Caton Court Student Accommodation, Lancaster
Caton Court student accommodation comprises 444 beds in four separate buildings, arranged around a series of linked external courtyard spaces, which work with the challenging topography to create an inviting and secure environment for residents.
The site had been derelict for a number of years and the scheme intended to make a positive contribution to the regeneration of the area. The brownfield site offers 237 en-suite, 12 shared, 10 duplex 105 studio and 80 townhouse properties across this iconic development. Block A is primarily premium accommodation.
In addition to the living accommodation, the development offers many communal facilities including ‘The Library’, a multi-functional communal lounge space and ‘The Loft’, a communal lounge situated in the top floor of The Entrance Block, where residents can enjoy impressive views of Lancaster and Lancashire countryside and coastline. Other facilities include a gym and cinema and the ‘Steps area’, which will act as a meeting place and ad-hoc arena where major events can be screened.
The scheme includes a number of external landscaped spaces, including a courtyard and seating areas, which all meet “Secured by Design” standards.
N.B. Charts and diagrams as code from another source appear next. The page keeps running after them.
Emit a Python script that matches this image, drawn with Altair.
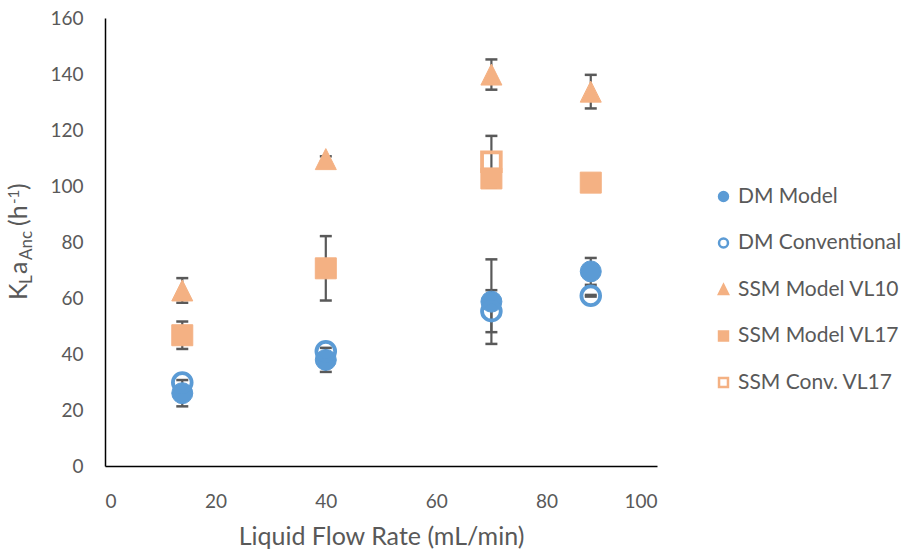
import altair as alt
import pandas as pd

# ---------------- data ----------------
flow = [14, 40, 70, 88]
series_names = ["DM Model", "DM Conventional", "SSM Model VL10", "SSM Model VL17", "SSM Conv. VL17"]
hollow_series = ["DM Conventional", "SSM Conv. VL17"]

dm_model = [26.0, 37.9, 58.7, 69.5]
dm_model_err = [4.7, 4.3, 15.1, 4.8]
dm_conv = [29.8, 41.0, 55.3, 60.8]
dm_conv_err = [None, None, 7.5, 0.3]
ssm_vl10 = [62.7, 109.6, 139.8, 133.7]
ssm_vl10_err = [4.4, 1.0, 5.4, 6.0]
ssm_vl17 = [46.7, 70.6, 102.7, 101.2]
ssm_vl17_err = [4.9, 11.5, None, None]
ssm_conv_vl17 = [None, None, 108.7, None]
ssm_conv_vl17_err = [None, None, 9.2, None]

x_ticks = [0, 20, 40, 60, 80, 100]
y_ticks = [0, 20, 40, 60, 80, 100, 120, 140, 160]

# ---------------- tables ----------------
all_vals = [dm_model, dm_conv, ssm_vl10, ssm_vl17, ssm_conv_vl17]
all_errs = [dm_model_err, dm_conv_err, ssm_vl10_err, ssm_vl17_err, ssm_conv_vl17_err]
rows, erows = [], []
for name, vals, errs in zip(series_names, all_vals, all_errs):
    for xv, yv, ev in zip(flow, vals, errs):
        if yv is None:
            continue
        rows.append({"series": name, "flow": xv, "kla": yv, "hollow": name in hollow_series})
        if ev is not None:
            erows.append({"series": name, "flow": xv, "lo": yv - ev, "hi": yv + ev})
pts = pd.DataFrame(rows)
errdf = pd.DataFrame(erows)

BLUE = "#5B9BD5"
ORANGE = "#F4B183"
GREY = "#595959"
TXT = "#595959"
FONT = "Lato"
TRI = "M-1,1L1,1L0,-1Z"

xs = alt.Scale(domain=[0, 100], nice=False)
ys = alt.Scale(domain=[0, 160], nice=False)

x_enc = alt.X("flow:Q", scale=xs, axis=alt.Axis(values=x_ticks, title="Liquid Flow Rate (mL/min)",
                                                 labelPadding=26, titlePadding=13))
y_enc = alt.Y("kla:Q", scale=ys, axis=alt.Axis(values=y_ticks, title=None, labelPadding=22))

rules = alt.Chart(errdf).mark_rule(color=GREY, strokeWidth=2.2).encode(
    x=alt.X("flow:Q", scale=xs), y=alt.Y("lo:Q", scale=ys), y2="hi:Q")
cap_lo = alt.Chart(errdf).mark_tick(color=GREY, orient="horizontal", size=12, thickness=2.5, opacity=1).encode(
    x=alt.X("flow:Q", scale=xs), y=alt.Y("lo:Q", scale=ys))
cap_hi = alt.Chart(errdf).mark_tick(color=GREY, orient="horizontal", size=12, thickness=2.5, opacity=1).encode(
    x=alt.X("flow:Q", scale=xs), y=alt.Y("hi:Q", scale=ys))

leg = alt.Legend(title=None, orient="none", legendX=608, legendY=168, labelLimit=0)
shape_sc = alt.Scale(domain=series_names, range=["circle", "circle", TRI, "square", "square"])
fill_sc = alt.Scale(domain=series_names, range=[BLUE, "transparent", ORANGE, ORANGE, "transparent"])
stroke_sc = alt.Scale(domain=series_names, range=[BLUE, BLUE, ORANGE, ORANGE, ORANGE])


def marker_layer(hollow, size, sw):
    return alt.Chart(pts).transform_filter(
        alt.datum.hollow == hollow
    ).mark_point(opacity=1, fillOpacity=1, size=size, strokeWidth=sw).encode(
        x=x_enc,
        y=y_enc,
        shape=alt.Shape("series:N", scale=shape_sc, legend=leg),
        fill=alt.Fill("series:N", scale=fill_sc, legend=leg),
        stroke=alt.Stroke("series:N", scale=stroke_sc, legend=leg),
    )


filled_pts = marker_layer(False, 441, 1)
hollow_pts = marker_layer(True, 350, 3.8)


def tt(txt, x, y, size):
    return alt.Chart(alt.Data(values=[{}])).mark_text(
        angle=270, align="left", baseline="alphabetic", font=FONT, fontSize=size, color=TXT
    ).encode(x=alt.value(x), y=alt.value(y), text=alt.value(txt))


# y-axis title K_L a_Anc (h^-1), built from pieces (positions relative to plot origin)
title_parts = [
    tt("K", -78, 282, 25),
    tt("L", -73, 266, 17),
    tt("a", -78, 256, 25),
    tt("Anc", -73, 242, 17),
    tt("(h", -78, 208, 25),
    tt("-1", -86, 186, 15),
    tt(")", -78, 172, 25),
]

chart = alt.layer(rules, cap_lo, cap_hi, filled_pts, hollow_pts, *title_parts).properties(
    width=552, height=448,
    padding={"left": 105, "top": 18, "right": 252, "bottom": 89},
    autosize="none",
).configure_view(stroke=None).configure_axis(
    domainColor="#000000", domainWidth=1.5, ticks=False, grid=False,
    labelFont=FONT, labelFontSize=19, labelColor=TXT,
    titleFont=FONT, titleFontSize=25, titleColor=TXT, titleFontWeight="normal",
).configure_legend(
    labelFont=FONT, labelFontSize=21, labelColor=TXT, symbolSize=80, symbolStrokeWidth=2.5,
    rowPadding=24.5, labelOffset=4,
)

chart.save("out.html", embed_options={"renderer": "svg", "actions": False})
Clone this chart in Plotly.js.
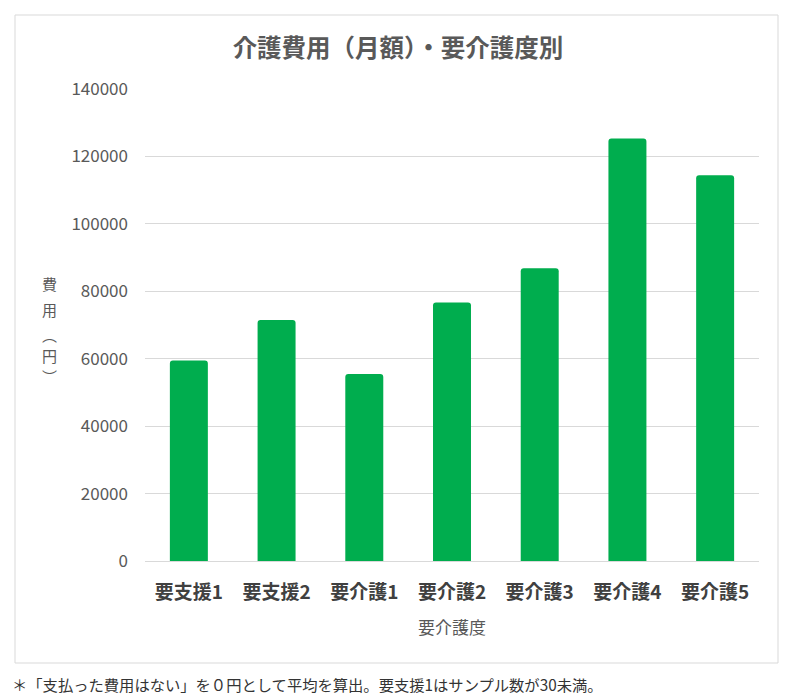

531 Work opportunity weeks 56 Apprentice weeks 39% Local workforce
This development was located adjacent to an existing busy highway and required the existing retaining walls to be removed and replaced, which involved comprehensive planning and road closures. The scheme also required a sewer diversion into the main highway, so careful planning was carried out to ensure minimum disruption to residents and road users.
The brownfield site was formally the location of a shoe factory in the 1980’s and has been untouched in 30 years. The ground conditions were poor, with contaminated earth including asbestos, and many existing underground structures.
EWC employed a specialist environmental consultant to provide advice and a strict strategy for the removal of contaminants and the removal/reuse of existing fill and structures.
Japanese knotweed was located on the site, requiring a significant removal plan, digging down over four metres to ensure thorough elimination.
The site also had very challenging topography, sloping steeply down towards the river, with roughly a 6-7 metres level change.
A number of different construction methods were undertaken, including an RC frame, steel frame and traditional load bearing masonry requiring complex planning and methodology.
Added value was introduced through the tender process, by suggesting alternative construction methods to meet the cost expectations for the client’s crane, resulting in a saving on cost. For example through changing one of the blocks to a steel frame, we negated the need for a tower
Through our experience on similar student accommodation developments, we were able to work with the client and their design team to offer robust cost advice and suggest alternative products and materials to improve quality and durability.